▸ **RECORDS PROVIDED**:
-- Begin --
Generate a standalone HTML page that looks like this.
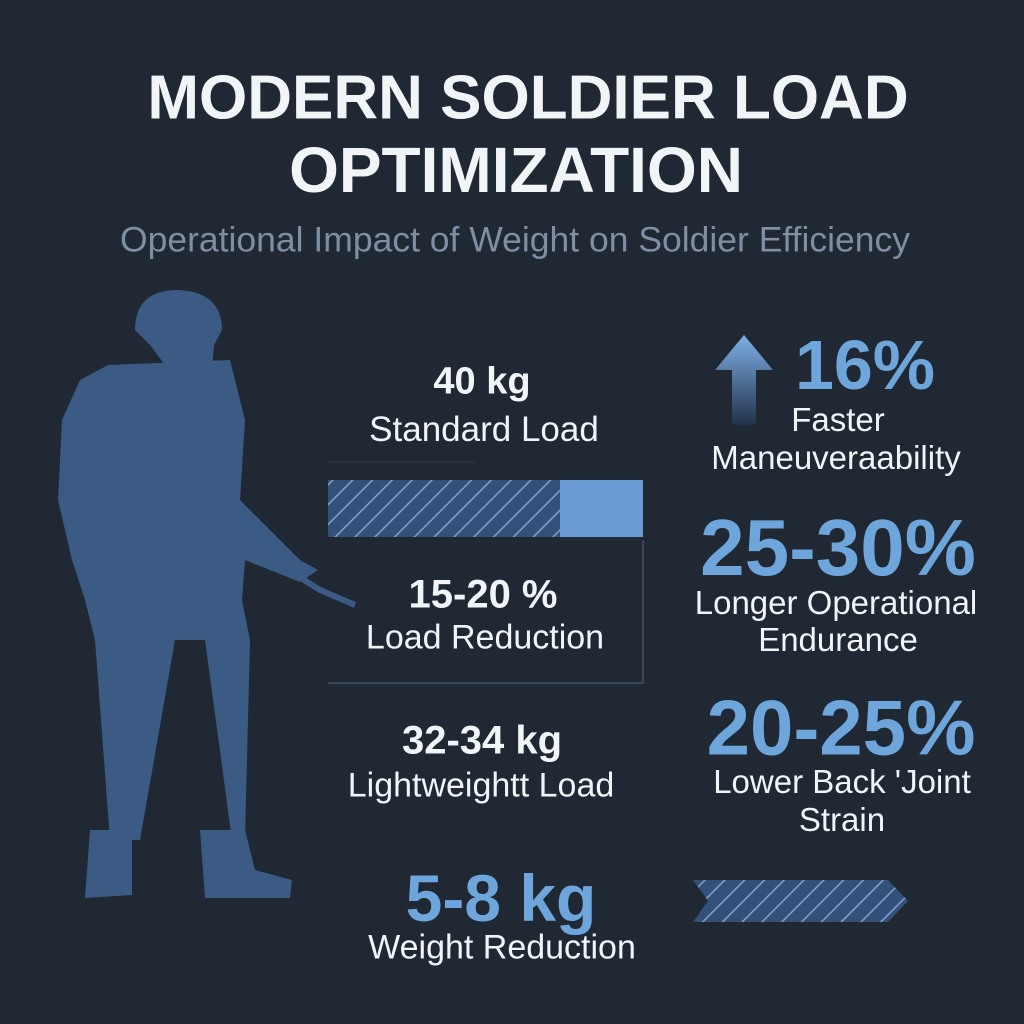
<!DOCTYPE html>
<html><head><meta charset="utf-8"><style>
html,body{margin:0;padding:0}
body{width:1024px;height:1024px;background:#1f2833;position:relative;overflow:hidden;font-family:"Liberation Sans","DejaVu Sans",sans-serif;color:#f2f5f8}
.t{position:absolute;white-space:nowrap;text-align:center;transform:translate(-50%,-50%)}
.b{font-weight:bold}
.blue{color:#6ea6dc}
</style></head><body>
<svg width="1024" height="1024" style="position:absolute;left:0;top:0">
<defs>
<pattern id="h" width="14" height="14" patternUnits="userSpaceOnUse" patternTransform="rotate(45)">
<rect width="14" height="14" fill="#33507a"/><rect x="0" y="0" width="1.6" height="14" fill="#7e9cc4"/>
</pattern>
</defs>
<g fill="#3b5a84">
<path d="M135 330 Q135 290 178 290 Q222 292 222 330 L214 345 L212 372 L195 380 L170 372 L150 345 Z"/>
<path d="M108 365 L230 360 L245 420 L240 500 L300 560 L318 570 L300 582 L245 560 L242 600 L250 640 L245 840 L232 840 L205 640 L175 640 L140 840 L110 840 L95 640 L85 600 L72 560 L58 500 L62 420 L80 380 Z"/>
<path d="M90 830 L132 830 L132 895 L85 898 Z"/>
<path d="M200 830 L245 830 L255 870 L292 880 L290 898 L205 898 Z"/>
</g>
<path d="M240 540 L320 590 L355 605" stroke="#3b5a84" stroke-width="6" fill="none"/>
<line x1="328" y1="462" x2="475" y2="462" stroke="#2a3440" stroke-width="2"/>
<rect x="328" y="480" width="232" height="57" fill="url(#h)"/>
<rect x="560" y="480" width="83" height="57" fill="#6a9bd4"/>
<line x1="643" y1="540" x2="643" y2="684" stroke="#3a4655" stroke-width="2"/>
<line x1="328" y1="683" x2="643" y2="683" stroke="#3a4655" stroke-width="2"/>
<defs><linearGradient id="ag" x1="0" y1="0" x2="0" y2="1"><stop offset="0" stop-color="#7eb0e6"/><stop offset="1" stop-color="#22324a"/></linearGradient></defs>
<path d="M744 335 L773 370 L756 370 L756 425 L732 425 L732 370 L715 370 Z" fill="url(#ag)"/>
<path d="M693 880 L888 880 L908 901 L888 922 L693 922 L708 901 Z" fill="url(#h)"/>
</svg>
<div class="t b" style="left:528px;top:98px;font-size:62px">MODERN SOLDIER LOAD</div>
<div class="t b" style="left:516px;top:170px;font-size:64px">OPTIMIZATION</div>
<div class="t" style="left:515px;top:240px;font-size:35.5px;color:#7f8ea3">Operational Impact of Weight on Soldier Efficiency</div>
<div class="t b" style="left:482px;top:382px;font-size:38px">40 kg</div>
<div class="t" style="left:484px;top:430px;font-size:35px">Standard Load</div>
<div class="t b" style="left:483px;top:595px;font-size:40px">15-20 %</div>
<div class="t" style="left:485px;top:638px;font-size:34px">Load Reduction</div>
<div class="t b" style="left:482px;top:741px;font-size:40px">32-34 kg</div>
<div class="t" style="left:481px;top:786px;font-size:34px">Lightweightt Load</div>
<div class="t b blue" style="left:501px;top:898px;font-size:66px">5-8 kg</div>
<div class="t" style="left:502px;top:948px;font-size:34px">Weight Reduction</div>
<div class="t b blue" style="left:865px;top:365px;font-size:70px">16%</div>
<div class="t" style="left:838px;top:420px;font-size:33px">Faster</div>
<div class="t" style="left:836px;top:458px;font-size:33px">Maneuveraability</div>
<div class="t b blue" style="left:838px;top:548px;font-size:80px">25-30%</div>
<div class="t" style="left:836px;top:603px;font-size:33px">Longer Operational</div>
<div class="t" style="left:838px;top:640px;font-size:33px">Endurance</div>
<div class="t b blue" style="left:841px;top:728px;font-size:78px">20-25%</div>
<div class="t" style="left:842px;top:782px;font-size:33px">Lower Back 'Joint</div>
<div class="t" style="left:842px;top:820px;font-size:33px">Strain</div>
</body></html>
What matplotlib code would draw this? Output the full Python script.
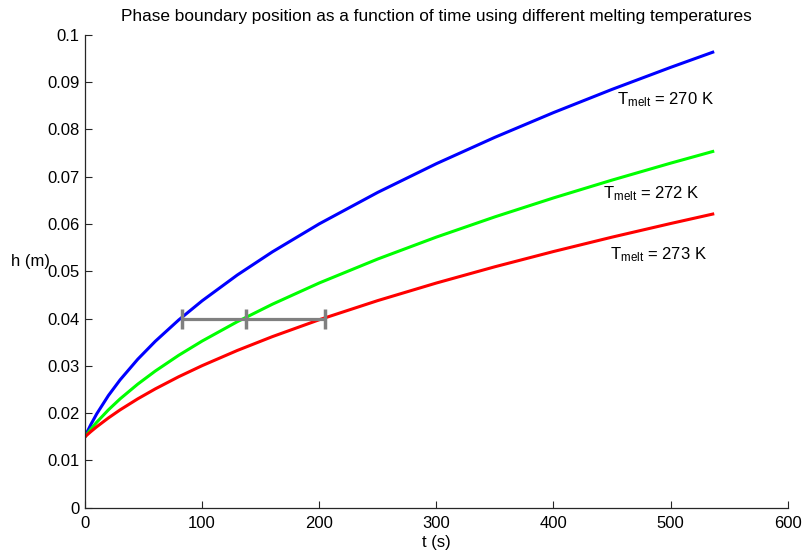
-- End --
▸ **WORK INSTRUCTIONS**: From the entries above, extract each line containing "this".

▸ **FULL ANSWER**:
Generate a standalone HTML page that looks like this.
What matplotlib code would draw this? Output the full Python script.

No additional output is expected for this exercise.